Simple Remedy for Abnormal Pap Smear

Pap Smears Revert to Normal with the Right Treatment

by John R. Lee, M.D.

A premenopausal woman (in her ‘40s) named Nancy wrote me three months ago to tell me she was scheduled to have a hysterectomy because of abnormal (dysplasia) Pap smears. She had been treated with birth control pills (why is a mystery) but the Pap smear was still abnormal. I referred her to our PREmenopause book and suggested that she consider three months of cyclic progesterone cream (15 mg/day of progesterone from day 12 to day 26 of the cycle), folic acid (4 to 5 mg/day), and vitamin B6 (50 mg/day), and then get another Pap smear. I asked her to let me know the results.
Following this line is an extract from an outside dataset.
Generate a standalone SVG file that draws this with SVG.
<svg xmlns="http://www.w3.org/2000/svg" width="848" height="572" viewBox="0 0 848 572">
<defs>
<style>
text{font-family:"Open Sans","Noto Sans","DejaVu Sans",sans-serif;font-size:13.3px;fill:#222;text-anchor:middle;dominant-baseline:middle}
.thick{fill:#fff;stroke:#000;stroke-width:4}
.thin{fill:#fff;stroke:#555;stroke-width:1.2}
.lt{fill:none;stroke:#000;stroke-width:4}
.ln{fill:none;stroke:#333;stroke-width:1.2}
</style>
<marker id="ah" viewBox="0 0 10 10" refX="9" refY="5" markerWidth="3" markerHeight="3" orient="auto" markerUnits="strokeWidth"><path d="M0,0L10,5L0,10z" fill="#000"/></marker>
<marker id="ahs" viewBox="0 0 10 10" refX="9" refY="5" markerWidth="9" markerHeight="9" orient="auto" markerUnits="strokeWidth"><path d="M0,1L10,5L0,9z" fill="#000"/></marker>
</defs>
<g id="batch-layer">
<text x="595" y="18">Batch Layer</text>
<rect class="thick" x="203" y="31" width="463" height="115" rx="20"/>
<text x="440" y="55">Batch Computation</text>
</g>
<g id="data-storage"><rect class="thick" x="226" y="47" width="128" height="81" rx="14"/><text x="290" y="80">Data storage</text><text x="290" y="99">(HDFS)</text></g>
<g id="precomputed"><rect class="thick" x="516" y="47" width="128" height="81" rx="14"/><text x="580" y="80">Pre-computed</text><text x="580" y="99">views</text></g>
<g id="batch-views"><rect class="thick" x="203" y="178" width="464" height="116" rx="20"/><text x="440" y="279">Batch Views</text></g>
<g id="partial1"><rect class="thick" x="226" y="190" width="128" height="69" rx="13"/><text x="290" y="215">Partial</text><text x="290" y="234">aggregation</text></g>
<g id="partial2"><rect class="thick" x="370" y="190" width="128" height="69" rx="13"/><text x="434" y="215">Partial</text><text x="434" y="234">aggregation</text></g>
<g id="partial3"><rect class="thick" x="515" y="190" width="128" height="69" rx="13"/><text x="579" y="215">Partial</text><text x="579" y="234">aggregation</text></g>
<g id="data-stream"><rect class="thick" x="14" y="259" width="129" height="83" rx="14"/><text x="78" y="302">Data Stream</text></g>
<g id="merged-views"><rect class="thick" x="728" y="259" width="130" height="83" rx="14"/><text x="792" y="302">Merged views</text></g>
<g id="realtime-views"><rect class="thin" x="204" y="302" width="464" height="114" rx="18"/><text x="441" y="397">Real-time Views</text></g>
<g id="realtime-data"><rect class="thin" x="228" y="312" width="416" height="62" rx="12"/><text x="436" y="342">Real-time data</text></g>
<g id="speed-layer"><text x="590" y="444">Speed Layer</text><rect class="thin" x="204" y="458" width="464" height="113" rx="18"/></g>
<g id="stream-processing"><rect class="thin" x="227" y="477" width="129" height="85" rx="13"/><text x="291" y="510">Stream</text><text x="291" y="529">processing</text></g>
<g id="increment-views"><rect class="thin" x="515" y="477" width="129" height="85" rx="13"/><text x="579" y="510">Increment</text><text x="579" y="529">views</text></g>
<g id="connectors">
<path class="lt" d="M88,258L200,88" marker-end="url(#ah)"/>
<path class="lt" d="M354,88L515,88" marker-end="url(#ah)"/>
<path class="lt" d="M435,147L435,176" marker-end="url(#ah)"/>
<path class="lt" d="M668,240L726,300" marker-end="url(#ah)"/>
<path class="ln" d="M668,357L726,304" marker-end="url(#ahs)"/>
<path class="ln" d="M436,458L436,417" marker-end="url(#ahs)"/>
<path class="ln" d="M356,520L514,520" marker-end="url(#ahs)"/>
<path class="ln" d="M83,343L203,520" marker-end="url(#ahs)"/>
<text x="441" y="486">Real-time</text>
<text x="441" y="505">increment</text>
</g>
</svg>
Last week Nancy wrote to report that her repeat Pap smears were entirely normal. She said that her doctor did a cervical biopsy and it, too, was entirely normal. Her doctor called it a spontaneous remission and reluctantly cancelled their intended surgery. I suggested she get another repeat Pap smear in six months to mollify her doctor. I get mail like Nancy’s every week: this approach is certainly preferable to a hysterectomy, by any measure.

In my experience, the great majority of abnormal Pap smears (that are not due to obvious inflammation) are due to deficiencies of folic acid and progesterone, and they all routinely revert to normal cells when the deficiencies are corrected.